**Work to do**:
Please copy out exactly, and only, the lines between the line with "Emit a Python" and the line with "ax = fig.add_axes([78", both included. Pictures are to be omitted.

**Given records**:
● ● ● ● ●
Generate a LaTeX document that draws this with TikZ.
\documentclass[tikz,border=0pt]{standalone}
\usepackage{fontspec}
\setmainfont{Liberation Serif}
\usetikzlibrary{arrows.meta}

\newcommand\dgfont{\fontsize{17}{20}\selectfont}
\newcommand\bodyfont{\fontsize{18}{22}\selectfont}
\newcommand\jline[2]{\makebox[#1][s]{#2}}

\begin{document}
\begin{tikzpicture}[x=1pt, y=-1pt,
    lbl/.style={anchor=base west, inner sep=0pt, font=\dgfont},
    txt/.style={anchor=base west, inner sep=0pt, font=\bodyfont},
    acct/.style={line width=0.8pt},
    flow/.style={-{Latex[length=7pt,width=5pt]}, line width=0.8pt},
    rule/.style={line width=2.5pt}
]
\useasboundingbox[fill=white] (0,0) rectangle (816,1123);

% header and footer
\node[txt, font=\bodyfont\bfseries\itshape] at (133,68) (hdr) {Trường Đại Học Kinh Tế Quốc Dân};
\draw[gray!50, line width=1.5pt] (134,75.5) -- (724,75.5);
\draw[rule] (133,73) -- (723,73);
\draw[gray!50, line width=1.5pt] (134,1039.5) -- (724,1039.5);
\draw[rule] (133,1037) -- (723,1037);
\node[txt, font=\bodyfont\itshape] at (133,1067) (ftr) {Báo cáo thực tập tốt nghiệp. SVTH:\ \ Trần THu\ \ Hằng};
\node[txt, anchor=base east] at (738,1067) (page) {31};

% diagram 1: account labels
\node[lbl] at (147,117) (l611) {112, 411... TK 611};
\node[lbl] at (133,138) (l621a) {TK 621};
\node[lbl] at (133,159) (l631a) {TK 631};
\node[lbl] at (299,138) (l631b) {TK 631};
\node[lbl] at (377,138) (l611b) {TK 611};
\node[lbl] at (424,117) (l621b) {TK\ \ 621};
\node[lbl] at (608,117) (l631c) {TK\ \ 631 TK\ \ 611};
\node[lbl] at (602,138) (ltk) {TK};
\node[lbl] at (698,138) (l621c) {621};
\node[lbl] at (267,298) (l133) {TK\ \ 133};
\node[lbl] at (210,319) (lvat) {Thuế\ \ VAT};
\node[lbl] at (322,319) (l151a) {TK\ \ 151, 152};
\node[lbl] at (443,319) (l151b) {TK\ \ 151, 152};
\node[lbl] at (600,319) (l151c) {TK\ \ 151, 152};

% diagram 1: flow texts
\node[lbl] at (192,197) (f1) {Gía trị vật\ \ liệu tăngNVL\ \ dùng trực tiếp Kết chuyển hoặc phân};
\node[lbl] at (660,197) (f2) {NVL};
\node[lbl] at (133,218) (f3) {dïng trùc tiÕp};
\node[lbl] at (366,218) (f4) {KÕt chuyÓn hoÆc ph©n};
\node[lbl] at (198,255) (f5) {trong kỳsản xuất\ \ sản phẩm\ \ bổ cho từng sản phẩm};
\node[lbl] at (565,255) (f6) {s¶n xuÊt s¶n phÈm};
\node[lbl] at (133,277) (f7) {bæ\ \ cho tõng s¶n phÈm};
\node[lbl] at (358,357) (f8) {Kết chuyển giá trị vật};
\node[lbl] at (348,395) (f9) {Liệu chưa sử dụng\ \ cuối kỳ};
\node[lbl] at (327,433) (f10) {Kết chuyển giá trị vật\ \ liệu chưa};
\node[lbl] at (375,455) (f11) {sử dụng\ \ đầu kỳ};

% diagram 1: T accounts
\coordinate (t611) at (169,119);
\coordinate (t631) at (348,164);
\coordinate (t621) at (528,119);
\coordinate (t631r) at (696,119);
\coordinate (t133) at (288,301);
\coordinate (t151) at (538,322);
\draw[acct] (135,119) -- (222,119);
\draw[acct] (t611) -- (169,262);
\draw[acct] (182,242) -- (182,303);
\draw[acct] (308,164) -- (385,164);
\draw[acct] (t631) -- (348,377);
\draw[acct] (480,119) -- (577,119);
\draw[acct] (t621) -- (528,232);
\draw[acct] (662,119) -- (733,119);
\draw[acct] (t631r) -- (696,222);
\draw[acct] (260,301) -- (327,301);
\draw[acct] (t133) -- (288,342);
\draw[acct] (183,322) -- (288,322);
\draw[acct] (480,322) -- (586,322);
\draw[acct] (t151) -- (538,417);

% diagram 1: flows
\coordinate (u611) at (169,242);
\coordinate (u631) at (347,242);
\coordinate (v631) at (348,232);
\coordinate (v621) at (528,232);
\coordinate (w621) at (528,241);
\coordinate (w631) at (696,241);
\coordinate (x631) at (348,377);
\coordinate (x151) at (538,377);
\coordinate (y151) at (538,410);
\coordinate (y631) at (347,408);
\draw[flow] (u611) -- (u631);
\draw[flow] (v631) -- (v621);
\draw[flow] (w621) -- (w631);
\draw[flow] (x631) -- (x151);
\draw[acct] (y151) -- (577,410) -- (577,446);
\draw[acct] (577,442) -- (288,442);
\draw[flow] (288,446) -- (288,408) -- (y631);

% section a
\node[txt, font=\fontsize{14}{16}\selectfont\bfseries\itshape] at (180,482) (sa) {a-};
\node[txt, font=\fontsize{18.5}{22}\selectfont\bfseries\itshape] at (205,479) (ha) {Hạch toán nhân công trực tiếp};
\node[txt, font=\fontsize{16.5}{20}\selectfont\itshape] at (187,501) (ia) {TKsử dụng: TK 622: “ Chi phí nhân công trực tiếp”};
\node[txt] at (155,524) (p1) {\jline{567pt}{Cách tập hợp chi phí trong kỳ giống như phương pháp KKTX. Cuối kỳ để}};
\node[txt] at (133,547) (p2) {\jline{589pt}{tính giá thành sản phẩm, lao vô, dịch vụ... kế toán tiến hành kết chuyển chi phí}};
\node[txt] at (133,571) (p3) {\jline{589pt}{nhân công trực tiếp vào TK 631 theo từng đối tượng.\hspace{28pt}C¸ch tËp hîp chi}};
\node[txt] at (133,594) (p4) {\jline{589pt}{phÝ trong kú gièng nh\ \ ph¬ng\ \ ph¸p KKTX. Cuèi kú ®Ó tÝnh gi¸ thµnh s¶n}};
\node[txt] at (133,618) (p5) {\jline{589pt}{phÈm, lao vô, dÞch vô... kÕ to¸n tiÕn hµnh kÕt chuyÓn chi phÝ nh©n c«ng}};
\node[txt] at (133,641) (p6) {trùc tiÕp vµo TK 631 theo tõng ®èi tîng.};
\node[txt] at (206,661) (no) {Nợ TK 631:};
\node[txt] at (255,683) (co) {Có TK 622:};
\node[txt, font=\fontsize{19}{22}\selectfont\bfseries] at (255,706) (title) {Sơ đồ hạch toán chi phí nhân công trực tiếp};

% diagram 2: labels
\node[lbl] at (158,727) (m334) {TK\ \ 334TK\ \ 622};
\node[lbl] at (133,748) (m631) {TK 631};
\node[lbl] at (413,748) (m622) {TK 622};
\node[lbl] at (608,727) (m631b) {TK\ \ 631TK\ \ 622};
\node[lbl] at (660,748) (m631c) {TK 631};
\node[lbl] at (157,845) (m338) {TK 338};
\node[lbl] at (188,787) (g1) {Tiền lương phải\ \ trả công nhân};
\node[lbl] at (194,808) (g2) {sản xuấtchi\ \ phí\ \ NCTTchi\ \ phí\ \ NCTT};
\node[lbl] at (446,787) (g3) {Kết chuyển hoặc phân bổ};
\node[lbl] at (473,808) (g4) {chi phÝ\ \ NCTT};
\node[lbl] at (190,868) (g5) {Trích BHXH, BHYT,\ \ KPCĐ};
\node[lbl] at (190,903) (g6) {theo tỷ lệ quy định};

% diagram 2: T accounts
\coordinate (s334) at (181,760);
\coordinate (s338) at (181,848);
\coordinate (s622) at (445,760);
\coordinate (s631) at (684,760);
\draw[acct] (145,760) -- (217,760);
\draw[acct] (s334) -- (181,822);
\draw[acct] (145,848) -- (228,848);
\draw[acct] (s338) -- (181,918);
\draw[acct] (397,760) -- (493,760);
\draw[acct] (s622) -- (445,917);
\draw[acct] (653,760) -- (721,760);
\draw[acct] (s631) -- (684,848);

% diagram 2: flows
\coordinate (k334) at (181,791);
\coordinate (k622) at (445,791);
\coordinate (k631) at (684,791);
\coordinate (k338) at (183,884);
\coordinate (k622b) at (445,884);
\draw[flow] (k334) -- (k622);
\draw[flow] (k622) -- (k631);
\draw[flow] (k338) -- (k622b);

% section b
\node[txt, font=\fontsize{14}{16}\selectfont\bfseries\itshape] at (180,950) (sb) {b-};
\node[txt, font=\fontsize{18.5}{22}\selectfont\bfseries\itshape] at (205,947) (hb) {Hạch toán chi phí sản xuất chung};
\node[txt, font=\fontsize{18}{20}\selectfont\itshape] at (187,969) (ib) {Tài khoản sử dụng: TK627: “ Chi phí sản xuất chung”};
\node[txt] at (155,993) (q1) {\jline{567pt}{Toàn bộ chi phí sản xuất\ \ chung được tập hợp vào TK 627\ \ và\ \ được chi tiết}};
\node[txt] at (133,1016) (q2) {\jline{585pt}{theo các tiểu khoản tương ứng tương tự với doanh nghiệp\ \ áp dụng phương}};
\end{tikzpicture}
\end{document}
● ● ● ● ●
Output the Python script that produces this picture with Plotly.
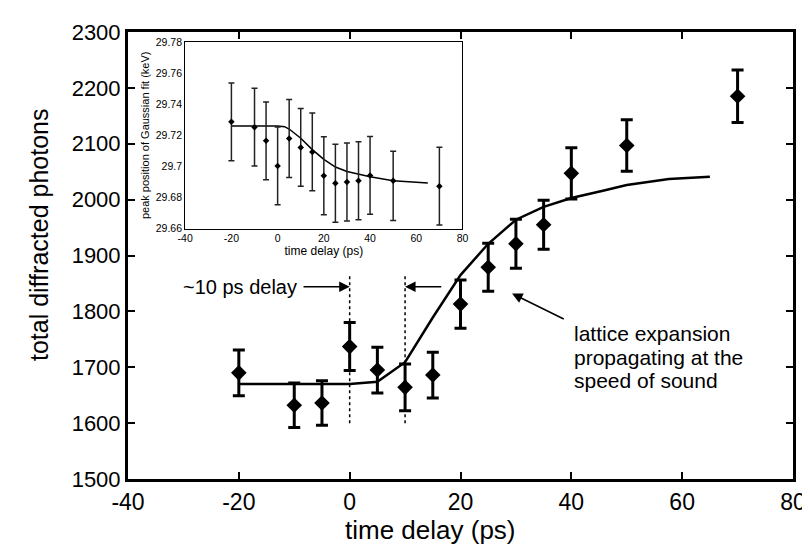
● ● ● ● ●
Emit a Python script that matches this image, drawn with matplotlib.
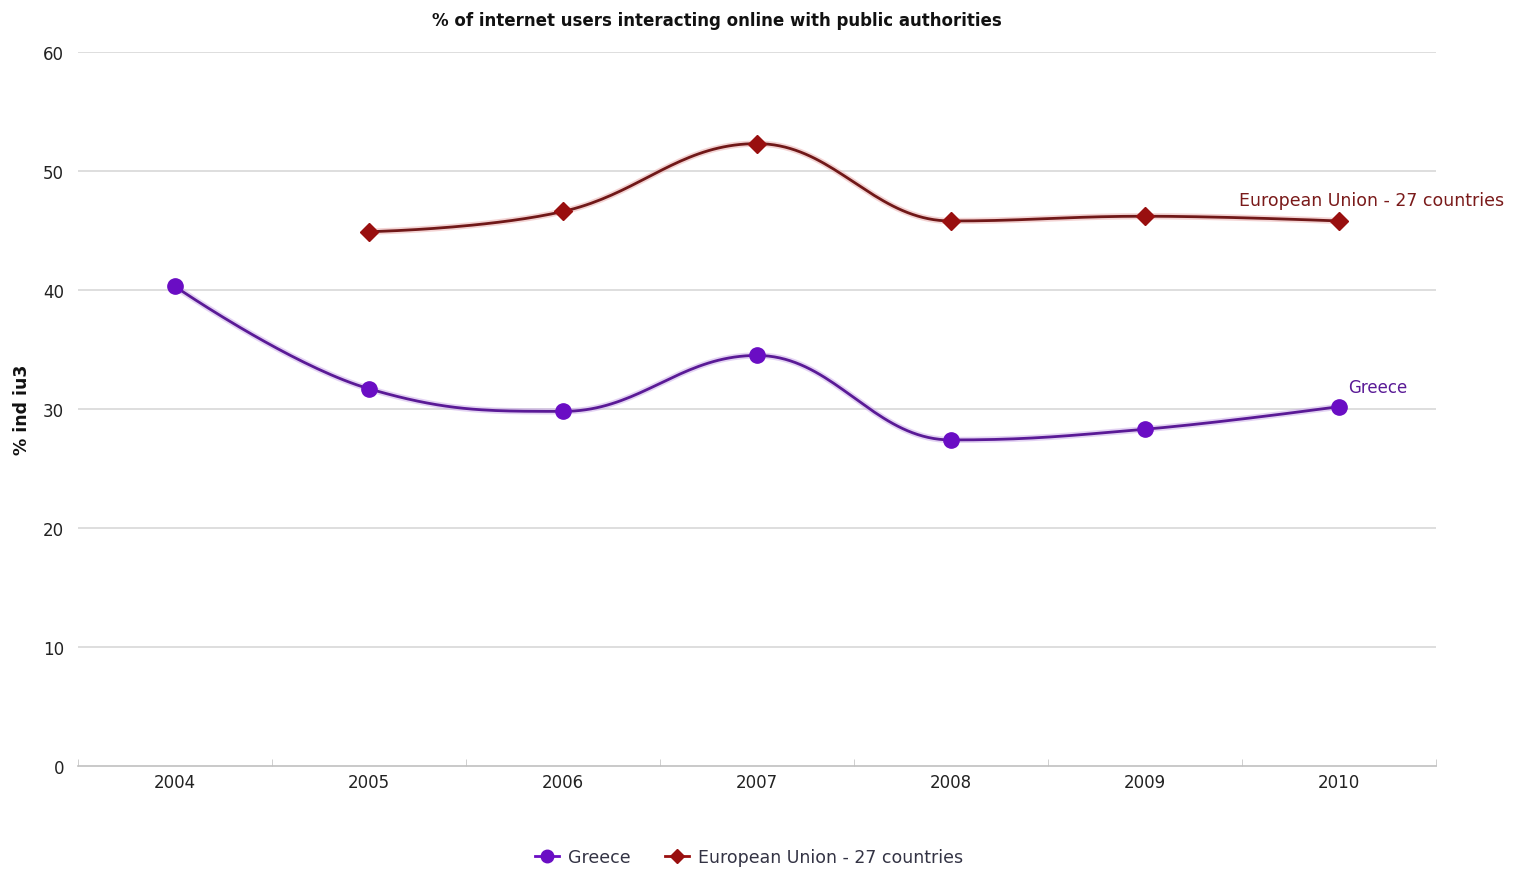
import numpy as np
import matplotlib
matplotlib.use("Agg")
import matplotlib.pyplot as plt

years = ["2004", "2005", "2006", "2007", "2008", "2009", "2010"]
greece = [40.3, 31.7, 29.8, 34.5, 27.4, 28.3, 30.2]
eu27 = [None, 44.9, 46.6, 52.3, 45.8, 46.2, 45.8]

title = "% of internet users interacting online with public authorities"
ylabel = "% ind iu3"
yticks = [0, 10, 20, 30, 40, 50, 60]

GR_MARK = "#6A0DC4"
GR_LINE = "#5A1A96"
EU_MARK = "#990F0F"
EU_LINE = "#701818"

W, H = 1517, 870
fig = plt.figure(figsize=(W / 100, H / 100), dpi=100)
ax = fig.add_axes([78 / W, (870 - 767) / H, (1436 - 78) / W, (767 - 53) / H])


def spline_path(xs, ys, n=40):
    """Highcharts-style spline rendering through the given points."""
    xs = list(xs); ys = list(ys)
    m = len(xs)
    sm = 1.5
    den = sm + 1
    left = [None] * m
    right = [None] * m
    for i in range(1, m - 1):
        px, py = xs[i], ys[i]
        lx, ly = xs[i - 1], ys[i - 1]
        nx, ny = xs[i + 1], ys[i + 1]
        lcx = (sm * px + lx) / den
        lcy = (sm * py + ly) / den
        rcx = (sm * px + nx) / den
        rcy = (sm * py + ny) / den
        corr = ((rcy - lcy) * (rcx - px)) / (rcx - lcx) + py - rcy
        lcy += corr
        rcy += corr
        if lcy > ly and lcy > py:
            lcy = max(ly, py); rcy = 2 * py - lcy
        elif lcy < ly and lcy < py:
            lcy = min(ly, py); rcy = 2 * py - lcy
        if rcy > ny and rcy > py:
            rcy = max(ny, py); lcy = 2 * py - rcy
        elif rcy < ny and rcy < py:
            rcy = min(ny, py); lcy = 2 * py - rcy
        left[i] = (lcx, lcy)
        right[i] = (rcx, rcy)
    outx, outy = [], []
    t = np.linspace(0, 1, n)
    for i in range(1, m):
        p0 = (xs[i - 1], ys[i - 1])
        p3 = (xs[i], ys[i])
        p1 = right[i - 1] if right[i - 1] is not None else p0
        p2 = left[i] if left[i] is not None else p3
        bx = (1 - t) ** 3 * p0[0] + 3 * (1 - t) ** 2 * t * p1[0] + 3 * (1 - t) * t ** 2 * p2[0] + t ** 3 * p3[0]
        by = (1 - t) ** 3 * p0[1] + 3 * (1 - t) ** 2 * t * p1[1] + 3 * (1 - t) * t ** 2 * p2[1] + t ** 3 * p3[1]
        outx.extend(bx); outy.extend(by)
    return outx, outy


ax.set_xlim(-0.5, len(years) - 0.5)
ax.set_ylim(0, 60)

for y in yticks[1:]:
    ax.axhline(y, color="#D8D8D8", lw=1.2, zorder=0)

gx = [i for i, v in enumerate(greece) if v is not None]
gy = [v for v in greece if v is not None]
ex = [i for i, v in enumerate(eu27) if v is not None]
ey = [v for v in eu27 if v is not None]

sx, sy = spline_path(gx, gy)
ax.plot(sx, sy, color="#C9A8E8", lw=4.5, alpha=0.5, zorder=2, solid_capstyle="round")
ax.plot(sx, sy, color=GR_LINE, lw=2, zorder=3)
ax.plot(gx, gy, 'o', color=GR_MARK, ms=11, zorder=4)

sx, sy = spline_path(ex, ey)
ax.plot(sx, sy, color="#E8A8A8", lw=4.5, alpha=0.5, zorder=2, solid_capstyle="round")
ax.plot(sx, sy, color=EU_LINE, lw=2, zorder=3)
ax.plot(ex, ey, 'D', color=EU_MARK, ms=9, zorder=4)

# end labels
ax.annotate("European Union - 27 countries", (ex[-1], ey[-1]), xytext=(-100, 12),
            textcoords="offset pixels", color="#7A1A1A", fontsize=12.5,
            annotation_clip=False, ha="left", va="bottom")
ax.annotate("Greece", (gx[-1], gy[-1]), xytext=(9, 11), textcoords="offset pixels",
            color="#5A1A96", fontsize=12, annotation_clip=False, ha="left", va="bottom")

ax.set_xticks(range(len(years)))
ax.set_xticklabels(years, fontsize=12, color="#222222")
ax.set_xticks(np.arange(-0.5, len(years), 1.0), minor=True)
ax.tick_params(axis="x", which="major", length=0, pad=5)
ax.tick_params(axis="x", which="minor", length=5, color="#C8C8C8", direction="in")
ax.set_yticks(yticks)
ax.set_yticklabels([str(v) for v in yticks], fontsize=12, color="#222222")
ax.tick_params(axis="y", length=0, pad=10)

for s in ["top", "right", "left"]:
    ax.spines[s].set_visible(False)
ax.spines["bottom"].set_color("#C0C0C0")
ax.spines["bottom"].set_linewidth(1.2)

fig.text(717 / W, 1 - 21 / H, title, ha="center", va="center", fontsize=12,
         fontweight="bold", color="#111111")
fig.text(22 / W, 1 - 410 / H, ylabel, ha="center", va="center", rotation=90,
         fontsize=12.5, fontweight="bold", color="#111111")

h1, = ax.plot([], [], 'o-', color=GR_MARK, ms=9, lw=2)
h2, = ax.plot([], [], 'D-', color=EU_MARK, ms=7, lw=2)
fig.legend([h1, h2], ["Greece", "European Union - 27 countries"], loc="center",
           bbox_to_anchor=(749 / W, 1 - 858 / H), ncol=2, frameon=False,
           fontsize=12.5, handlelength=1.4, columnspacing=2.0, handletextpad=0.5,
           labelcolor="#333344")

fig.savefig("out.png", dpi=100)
● ● ● ● ●
**Answer in full**:
Emit a Python script that matches this image, drawn with matplotlib.
import numpy as np
import matplotlib
matplotlib.use("Agg")
import matplotlib.pyplot as plt

years = ["2004", "2005", "2006", "2007", "2008", "2009", "2010"]
greece = [40.3, 31.7, 29.8, 34.5, 27.4, 28.3, 30.2]
eu27 = [None, 44.9, 46.6, 52.3, 45.8, 46.2, 45.8]

title = "% of internet users interacting online with public authorities"
ylabel = "% ind iu3"
yticks = [0, 10, 20, 30, 40, 50, 60]

GR_MARK = "#6A0DC4"
GR_LINE = "#5A1A96"
EU_MARK = "#990F0F"
EU_LINE = "#701818"

W, H = 1517, 870
fig = plt.figure(figsize=(W / 100, H / 100), dpi=100)
ax = fig.add_axes([78 / W, (870 - 767) / H, (1436 - 78) / W, (767 - 53) / H])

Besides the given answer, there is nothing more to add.